O filme, que recebeu o prêmio da crítica internacional no Festival de Cannes 2010 e teve em 19 de outubro seu primeiro -e até agora único- lançamento comercial programado, nos EUA, não demora a entrar numa sala de espelhos. Cenas são revistas, atores abandonam seus personagens, e mais ou menos na metade do filme Laxe é expulso, depois de as crianças reclamarem de sua autoabsorção e do projeto colaborativo confuso que lhes impôs ("isto não é um filme", "um filme precisa de uma história").
O músico local Shakib, que toma seu lugar, leva os meninos para um passeio no campo. O projeto de filme deles parece ter sido abandonado -ou, quem sabe, foi absorvido no filme ao qual estamos assistindo.
Com o Oliver Laxe na tela expulso, mas Laxe ainda por trás das câmeras, "Todos São Capitães" se torna uma espécie de pastoral -demorando-se sobre as paisagens, as oliveiras e os animais que os garotos tinham dito anteriormente que queriam filmar-, "mas com um pouquinho de ficção", nas palavras de um dos jovens aprentizes.
Laxe disse que se deu conta disso desde cedo. "Eu sou a maior criança no filme", falou. "Tive que aceitar que o filme não é sobre as crianças, é sobre mim."
Laxe viajou para Tanger em 2006, por um impulso "puramente aleatório", como diz, motivado em parte nos relatos míticos feitos por expatriados anteriores como Paul Bowles e William S. Burroughs.
Rodado em preto e branco, "Todos São Capitães" enfatiza o ato transformador de olhar desde a primeira cena, em que as crianças discutem a cor de um camaleão e olham para um avião que passa ao alto.

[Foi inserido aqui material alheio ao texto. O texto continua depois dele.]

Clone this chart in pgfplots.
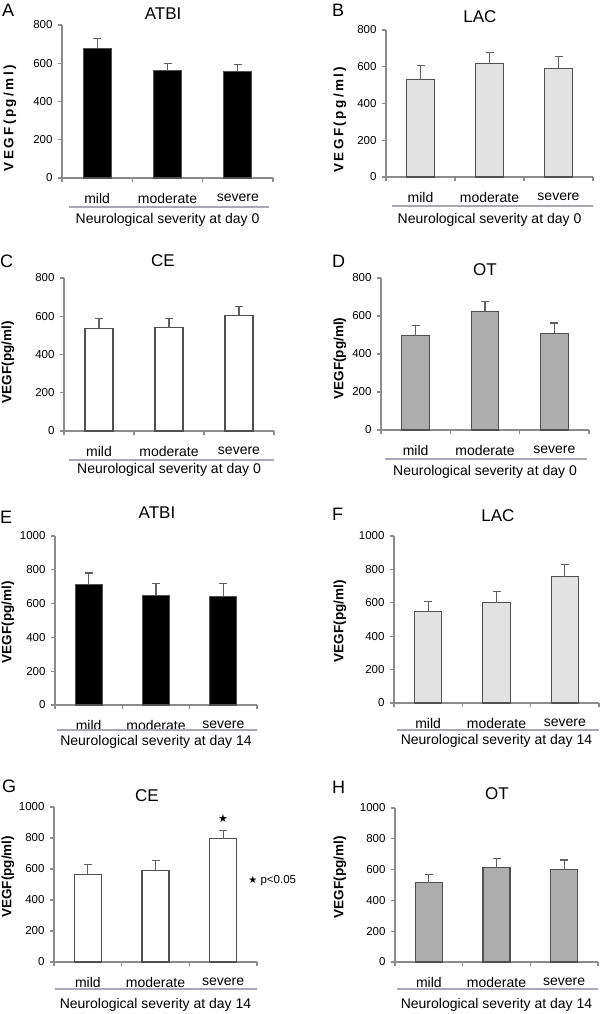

Um garoto sugere que eles fechem os olhos "para enxergar melhor".
A estratégia mais ousada de Laxe é inserir-se em seu filme, e fazer o papel do vilão: "o típico artista neocolonialista europeu", nas palavras dele.
"Todos São Capitães" trata com leveza enganosa dilemas que há muito tempo atormentam cineastas que retratam temas de esferas culturais e econômicas que lhes são estranhas. Laxe não resolve esses problemas, mas se compraz em complicá-los.
"O que chamou minha atenção no trabalho de Oliver é o quão bem ocupa essa terra de ninguém situada entre os fatos e a ficção", comentou Davie Wilson, co-diretor do Festival de Cinema Verdadeiro/Falso, de Columbia. "Ele obriga o espectador a deixar de se importar se algo é factualmente verídico; em vez disso, nos convida para acompanhá-lo naquele espaço que é apenas seu."
O filme poderia ser visto como tentativa de enxergar o mundo sob a ótica de seus sujeitos. Mas é claro que é o diretor, Laxe, quem continua a ser a mão que guia o filme -seu verdadeiro capitão.
"Escolhi o título por sua musicalidade, mas, para mim, é um filme sobre a crueldade da criação, que é antidemocrática", disse ele. "Somos todos capitães, ou todos temos o direito e a oportunidade de ser capitães, mas alguns o serão mais que outros."